Code that draws figures:
....

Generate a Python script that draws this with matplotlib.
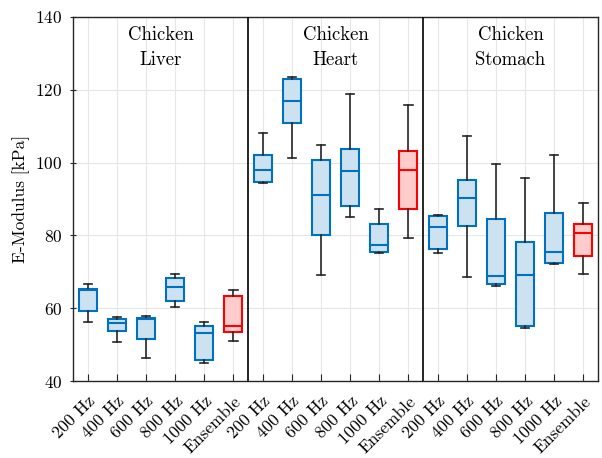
import numpy as np
import matplotlib
matplotlib.use("Agg")
import matplotlib.pyplot as plt
import matplotlib.transforms as mtransforms

plt.rcParams['font.family'] = ['cmr10', 'DejaVu Serif']
plt.rcParams['axes.formatter.use_mathtext'] = True

labels = ['200 Hz', '400 Hz', '600 Hz', '800 Hz', '1000 Hz', 'Ensemble'] * 3
groups = ['Chicken\nLiver', 'Chicken\nHeart', 'Chicken\nStomach']

# whisker low, q1, median, q3, whisker high (kPa)
whislo = [56.3, 50.7, 46.4, 60.4, 45.0, 51.1,
          94.4, 101.3, 69.0, 85.1, 75.1, 79.4,
          75.1, 68.6, 66.2, 54.5, 72.1, 69.4]
q1 = [59.3, 53.7, 51.6, 61.9, 45.8, 53.5,
      94.7, 110.9, 80.0, 88.2, 75.4, 87.2,
      76.3, 82.7, 66.6, 55.0, 72.3, 74.4]
med = [65.0, 55.8, 57.0, 65.7, 53.1, 55.2,
       97.9, 116.9, 91.0, 97.7, 77.3, 98.0,
       82.4, 90.4, 68.8, 69.0, 75.5, 80.6]
q3 = [65.4, 57.0, 57.2, 68.3, 55.2, 63.3,
      102.0, 123.1, 100.6, 103.7, 83.2, 103.2,
      85.2, 95.1, 84.4, 78.3, 86.1, 83.0]
whishi = [66.6, 57.7, 57.8, 69.4, 56.2, 65.1,
          108.1, 123.4, 104.9, 118.8, 87.3, 115.7,
          85.6, 107.3, 99.6, 95.7, 102.1, 89.0]

stats = []
for i in range(len(labels)):
    stats.append(dict(whislo=whislo[i], q1=q1[i], med=med[i], q3=q3[i],
                      whishi=whishi[i], fliers=[], label=labels[i]))

fig = plt.figure(figsize=(6.02, 4.58), dpi=100)
ax = fig.add_axes([0.1213, 0.1681, 0.8721, 0.7948])

pos = np.arange(1, len(labels) + 1)
bp = ax.bxp(stats, positions=pos, widths=0.62, capwidths=0.28,
            patch_artist=True, showfliers=False, zorder=3)

blue, lblue = '#0072BD', '#cce2f1'
red, lred = '#FF0000', '#ffcccc'
for i in range(len(labels)):
    ens = labels[i] == 'Ensemble'
    ec = red if ens else blue
    fc = lred if ens else lblue
    bp['boxes'][i].set(facecolor=fc, edgecolor=ec, linewidth=1.5)
    bp['medians'][i].set(color=ec, linewidth=1.5)
for ln in bp['whiskers'] + bp['caps']:
    ln.set(color='#262626', linewidth=1.2)

for xs in [6.5, 12.5]:
    ax.axvline(xs, color='black', linewidth=1.2, zorder=4)

for g, name in enumerate(groups):
    ax.text(3.5 + 6 * g, 137.6, name, ha='center', va='top', fontsize=13.5,
            linespacing=1.55)

ax.set_xlim(0.5, 18.5)
ax.set_ylim(40, 140)
ax.set_yticks(np.arange(40, 141, 20))
ax.set_xticks(pos)
ax.set_xticklabels(labels, rotation=45, ha='right', rotation_mode='anchor',
                   fontsize=12.5)
# nudge rotated labels a bit right, like the original
shift = mtransforms.ScaledTranslation(5 / 100, 0, fig.dpi_scale_trans)
for lab in ax.get_xticklabels():
    lab.set_transform(lab.get_transform() + shift)
ax.tick_params(axis='y', labelsize=12.5, pad=5, direction='inout', length=5)
ax.tick_params(axis='x', pad=9, direction='in', length=5)
ax.tick_params(color='#262626')
ax.set_ylabel('E-Modulus [kPa]', fontsize=12.5, labelpad=4)
ax.grid(True, color='#e6e6e6', linewidth=0.8, zorder=0)
ax.set_axisbelow(True)
for s in ax.spines.values():
    s.set_color('#262626')
    s.set_linewidth(1.0)

fig.savefig('out.png', dpi=100)
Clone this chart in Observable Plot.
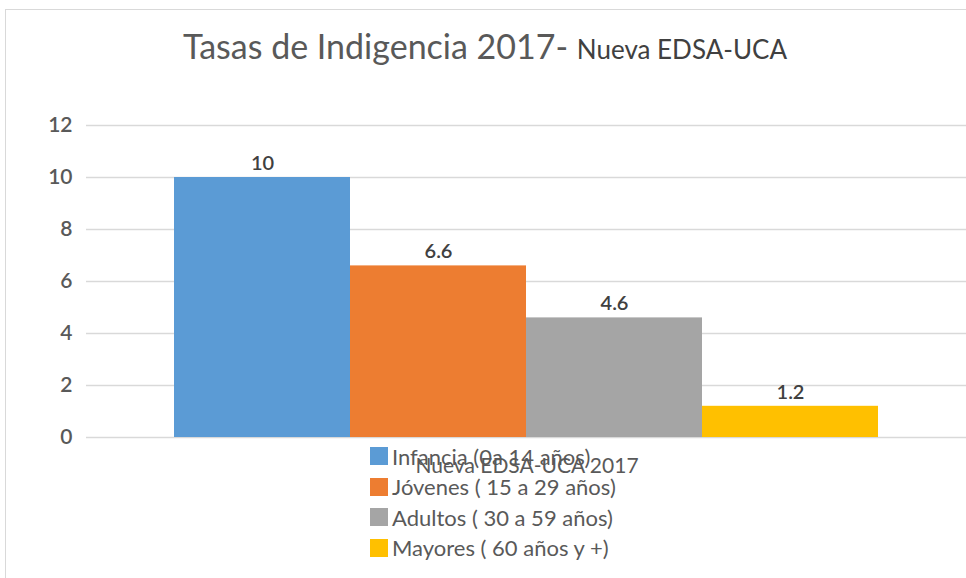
<!DOCTYPE html>
<html><head><meta charset="utf-8">
<script src="https://cdn.jsdelivr.net/npm/d3@7"></script>
<script src="https://cdn.jsdelivr.net/npm/@observablehq/plot@0.6"></script>
<style>
body{margin:0;background:#fff;}
#wrap{position:relative;width:966px;height:578px;overflow:hidden;font-family:Lato,"Open Sans",sans-serif;}
#border{position:absolute;left:5px;top:9px;width:980px;height:600px;border-top:1px solid #d9d9d9;border-left:1px solid #d9d9d9;}
#chart{position:absolute;left:0;top:0;}
#title{position:absolute;left:183px;top:25px;white-space:nowrap;color:#595959;font-size:34px;}
#title span{font-size:26px;color:#404040;}
#legend{position:absolute;left:370px;top:441px;}
.row{display:flex;align-items:center;height:30.5px;font-size:22px;color:#595959;}
.sw{width:18px;height:18px;margin-right:4px;}
#xlab{position:absolute;left:527px;top:452px;transform:translateX(-50%);font-size:21px;color:#595959;white-space:nowrap;}
</style></head>
<body><div id="wrap"><div id="border"></div><div id="chart"></div>
<div id="title"></div><div id="legend"></div><div id="xlab"></div></div>
<script>
const titleMain = "Tasas de Indigencia 2017-";
const titleSub = "Nueva EDSA-UCA";
const groupLabel = "Nueva EDSA-UCA 2017";
const categories = ["Infancia (0a 14 años)", "Jóvenes ( 15 a 29 años)", "Adultos ( 30 a 59 años)", "Mayores ( 60 años y +)"];
const values = [10, 6.6, 4.6, 1.2];
const colors = ["#5b9bd5", "#ed7d31", "#a5a5a5", "#ffc000"];
const yTicks = [0, 2, 4, 6, 8, 10, 12];

const data = categories.map((c, i) => ({cat: c, value: values[i], color: colors[i]}));

const chart = Plot.plot({
  width: 966, height: 578,
  marginTop: 125, marginBottom: 141, marginLeft: 86, marginRight: 0,
  style: {fontFamily: "Lato, 'Open Sans', sans-serif", background: "transparent"},
  x: {domain: categories, paddingInner: 0, paddingOuter: 0.5, axis: null},
  y: {domain: [0, 12], ticks: yTicks, tickSize: 0, tickPadding: 14, label: null, grid: false},
  marks: [
    Plot.ruleY(yTicks, {stroke: "#d9d9d9", strokeWidth: 1.5}),
    Plot.barY(data, {x: "cat", y: "value", fill: "color"}),
    Plot.text(data, {x: "cat", y: "value", text: d => String(d.value), dy: -14, fontSize: 20, fontWeight: 600, fill: "#404040"}),
    Plot.axisY({ticks: yTicks, tickSize: 0, tickPadding: 14, fontSize: 21, fontWeight: 600, fill: "#595959", label: null})
  ]
});
document.getElementById("chart").appendChild(chart);

const t = document.getElementById("title");
t.textContent = titleMain + " ";
const s = document.createElement("span"); s.textContent = titleSub; t.appendChild(s);

const lg = document.getElementById("legend");
categories.forEach((c, i) => {
  const r = document.createElement("div"); r.className = "row";
  const sw = document.createElement("div"); sw.className = "sw"; sw.style.background = colors[i];
  const tx = document.createElement("span"); tx.textContent = c;
  r.appendChild(sw); r.appendChild(tx); lg.appendChild(r);
});
document.getElementById("xlab").textContent = groupLabel;
</script></body></html>
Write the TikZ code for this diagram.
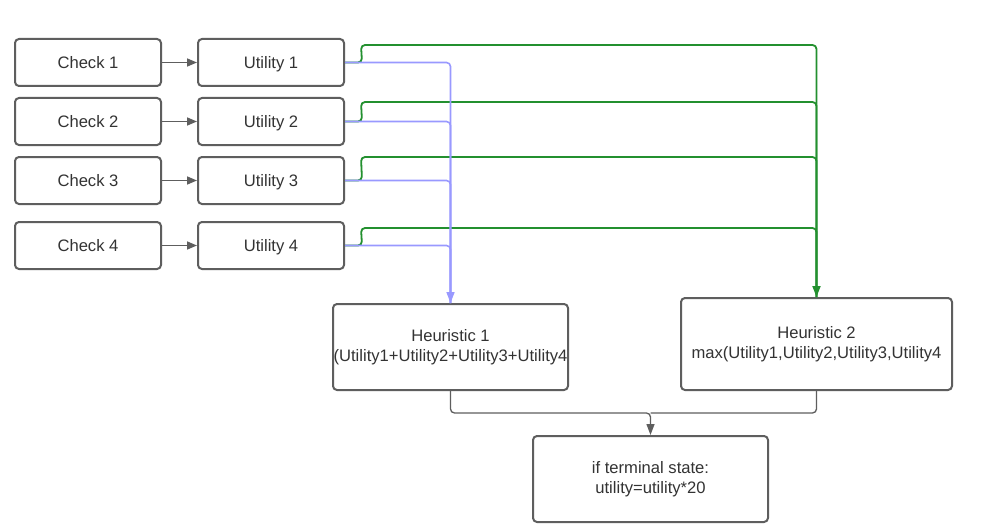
\documentclass[tikz,border=0pt]{standalone}
\usepackage{fontspec}
\setmainfont{Liberation Sans}
\usetikzlibrary{arrows.meta}
\definecolor{boxgray}{HTML}{5E5E5E}
\definecolor{txtgray}{HTML}{333333}
\definecolor{lgreen}{HTML}{23902F}
\definecolor{lblue}{HTML}{9999FF}
\definecolor{agray}{HTML}{5E5E5E}
\begin{document}
\begin{tikzpicture}[x=1pt,y=-1pt,
  box/.style={draw=boxgray, line width=2pt, rounded corners=4pt, fill=white, inner sep=0pt,
    align=center, text=txtgray, font=\fontsize{16.6}{20}\selectfont},
  smallbox/.style={box, minimum width=146pt, minimum height=47pt, text height=12pt, text depth=0pt},
  garrow/.style={draw=agray, line width=1.6pt, -{Triangle[length=10pt,width=8pt]}},
  gline/.style={draw=lgreen, line width=1.8pt, rounded corners=4pt},
  bline/.style={draw=lblue, line width=1.6pt, rounded corners=4pt},
  mline/.style={draw=agray, line width=1.3pt, rounded corners=4pt}]
\useasboundingbox (0,0) rectangle (990,532);
\fill[white] (0,0) rectangle (990,532);

\node[smallbox] (c1) at (88,62.5) {Check 1};
\node[smallbox] (c2) at (88,121.5) {Check 2};
\node[smallbox] (c3) at (88,180.5) {Check 3};
\node[smallbox] (c4) at (88,245.5) {Check 4};
\node[smallbox] (u1) at (271,62.5) {Utility 1};
\node[smallbox] (u2) at (271,121.5) {Utility 2};
\node[smallbox] (u3) at (271,180.5) {Utility 3};
\node[smallbox] (u4) at (271,245.5) {Utility 4};

\node[box, minimum width=235pt, minimum height=86pt] (h1) at (450.5,347) {Heuristic 1\\(Utility1+Utility2+Utility3+Utility4};
\node[box, minimum width=271pt, minimum height=92pt] (h2) at (816.5,344) {Heuristic 2\\max(Utility1,Utility2,Utility3,Utility4};
\node[box, minimum width=235pt, minimum height=86pt] (t) at (650.5,479) {if terminal state:\\utility=utility*20};

\foreach \i in {1,2,3,4} {
  \draw[garrow] (c\i.east) -- (u\i.west);
}

% green connectors to Heuristic 2
\draw[gline] (u1.east) -- ++(17,0) -- (361,45) -| (h2.north);
\draw[gline] (u2.east) -- ++(17,0) -- (361,102) -| (h2.north);
\draw[gline] (u3.east) -- ++(17,0) -- (361,157) -| (h2.north);
\draw[gline, -{Triangle[length=11pt,width=8pt]}] (u4.east) -- ++(17,0) -- (361,228) -| (h2.north);

% blue connectors to Heuristic 1
\draw[bline] (u1.east) -| (h1.north);
\draw[bline] (u2.east) -| (h1.north);
\draw[bline] (u3.east) -| (h1.north);
\draw[bline, -{Triangle[length=11pt,width=8pt]}] (u4.east) -| (h1.north);

% merge to terminal
\coordinate (m) at (650.5,413);
\draw[mline] (h2.south) |- (m);
\draw[mline, -{Triangle[length=11pt,width=8pt]}] (h1.south) |- (m) -- (t.north);
\end{tikzpicture}
\end{document}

....

Restate each line from the start of the listing through the line bearing "plt.rcParams['axes.formatter.use_mathtext'] = True" word for word. Drop the pictures.

Generate a Python script that draws this with matplotlib.
import numpy as np
import matplotlib
matplotlib.use("Agg")
import matplotlib.pyplot as plt
import matplotlib.transforms as mtransforms

plt.rcParams['font.family'] = ['cmr10', 'DejaVu Serif']
plt.rcParams['axes.formatter.use_mathtext'] = True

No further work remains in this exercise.